- [Raw data]
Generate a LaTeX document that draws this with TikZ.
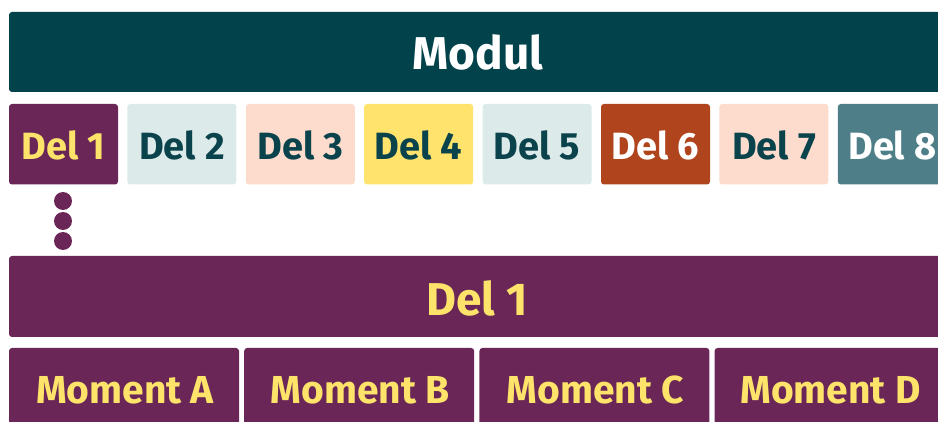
\documentclass[tikz,border=0pt]{standalone}
\usepackage{fontspec}
\setmainfont{Fira Sans}
\definecolor{darkteal}{HTML}{02424A}
\definecolor{plum}{HTML}{692657}
\definecolor{sun}{HTML}{FFE36C}
\definecolor{ice}{HTML}{DCEAEA}
\definecolor{peach}{HTML}{FDDCCD}
\definecolor{rust}{HTML}{B0441C}
\definecolor{slate}{HTML}{4E7F89}
\definecolor{txtdark}{HTML}{0A434B}
\definecolor{txtyellow}{HTML}{FDE36A}
\begin{document}
\begin{tikzpicture}[x=1pt,y=-1pt,
  box/.style={rounded corners=3pt, inner sep=0pt, outer sep=0pt},
  lbl/.style={font=\fontsize{38}{40}\selectfont\bfseries, inner sep=0pt, anchor=center},
  biglbl/.style={font=\fontsize{46}{48}\selectfont\bfseries, inner sep=0pt, anchor=center},
  momlbl/.style={font=\fontsize{39}{41}\selectfont\bfseries, inner sep=0pt, anchor=center},
  dot/.style={circle, fill=plum, minimum size=18pt, inner sep=0pt}]
\useasboundingbox (0,0) rectangle (938,422);
\clip (0,0) rectangle (938,422);
% Modul bar
\fill[box, darkteal] (9,12) rectangle (960,92);
\node[biglbl, text=white] (modul) at (478,52) {Modul};
% Del boxes
\foreach \i/\fc/\tc in {1/plum/txtyellow,2/ice/txtdark,3/peach/txtdark,4/sun/txtdark,5/ice/txtdark,6/rust/white,7/peach/txtdark,8/slate/white}{
  \pgfmathsetmacro{\xl}{9+(\i-1)*118.4}
  \fill[box, \fc] (\xl,104) rectangle ++(109,80.5);
  \node[lbl, text=\tc] (del\i) at (\xl+54.5,145) {Del \i};
}
% dots
\node[dot] (d1) at (63,201) {};
\node[dot] (d2) at (63,221) {};
\node[dot] (d3) at (63,241) {};
% Del 1 bar
\fill[box, plum] (9,256) rectangle (960,337);
\node[biglbl, text=txtyellow] (delbar) at (477,298) {Del 1};
% Moments
\foreach \i/\m in {1/A,2/B,3/C,4/D}{
  \pgfmathsetmacro{\xl}{9+(\i-1)*235.2}
  \fill[box, plum] (\xl,348) rectangle ++(230,90);
  \node[momlbl, text=txtyellow] (mom\m) at (\xl+116,390) {Moment \m};
}
\end{tikzpicture}
\end{document}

- [What you need to do]
All the material shown above is to be copied exactly, with no pictures carried over.

- [Expected answer]
Generate a LaTeX document that draws this with TikZ.
\documentclass[tikz,border=0pt]{standalone}
\usepackage{fontspec}
\setmainfont{Fira Sans}
\definecolor{darkteal}{HTML}{02424A}
\definecolor{plum}{HTML}{692657}
\definecolor{sun}{HTML}{FFE36C}
\definecolor{ice}{HTML}{DCEAEA}
\definecolor{peach}{HTML}{FDDCCD}
\definecolor{rust}{HTML}{B0441C}
\definecolor{slate}{HTML}{4E7F89}
\definecolor{txtdark}{HTML}{0A434B}
\definecolor{txtyellow}{HTML}{FDE36A}
\begin{document}
\begin{tikzpicture}[x=1pt,y=-1pt,
  box/.style={rounded corners=3pt, inner sep=0pt, outer sep=0pt},
  lbl/.style={font=\fontsize{38}{40}\selectfont\bfseries, inner sep=0pt, anchor=center},
  biglbl/.style={font=\fontsize{46}{48}\selectfont\bfseries, inner sep=0pt, anchor=center},
  momlbl/.style={font=\fontsize{39}{41}\selectfont\bfseries, inner sep=0pt, anchor=center},
  dot/.style={circle, fill=plum, minimum size=18pt, inner sep=0pt}]
\useasboundingbox (0,0) rectangle (938,422);
\clip (0,0) rectangle (938,422);
% Modul bar
\fill[box, darkteal] (9,12) rectangle (960,92);
\node[biglbl, text=white] (modul) at (478,52) {Modul};
% Del boxes
\foreach \i/\fc/\tc in {1/plum/txtyellow,2/ice/txtdark,3/peach/txtdark,4/sun/txtdark,5/ice/txtdark,6/rust/white,7/peach/txtdark,8/slate/white}{
  \pgfmathsetmacro{\xl}{9+(\i-1)*118.4}
  \fill[box, \fc] (\xl,104) rectangle ++(109,80.5);
  \node[lbl, text=\tc] (del\i) at (\xl+54.5,145) {Del \i};
}
% dots
\node[dot] (d1) at (63,201) {};
\node[dot] (d2) at (63,221) {};
\node[dot] (d3) at (63,241) {};
% Del 1 bar
\fill[box, plum] (9,256) rectangle (960,337);
\node[biglbl, text=txtyellow] (delbar) at (477,298) {Del 1};
% Moments
\foreach \i/\m in {1/A,2/B,3/C,4/D}{
  \pgfmathsetmacro{\xl}{9+(\i-1)*235.2}
  \fill[box, plum] (\xl,348) rectangle ++(230,90);
  \node[momlbl, text=txtyellow] (mom\m) at (\xl+116,390) {Moment \m};
}
\end{tikzpicture}
\end{document}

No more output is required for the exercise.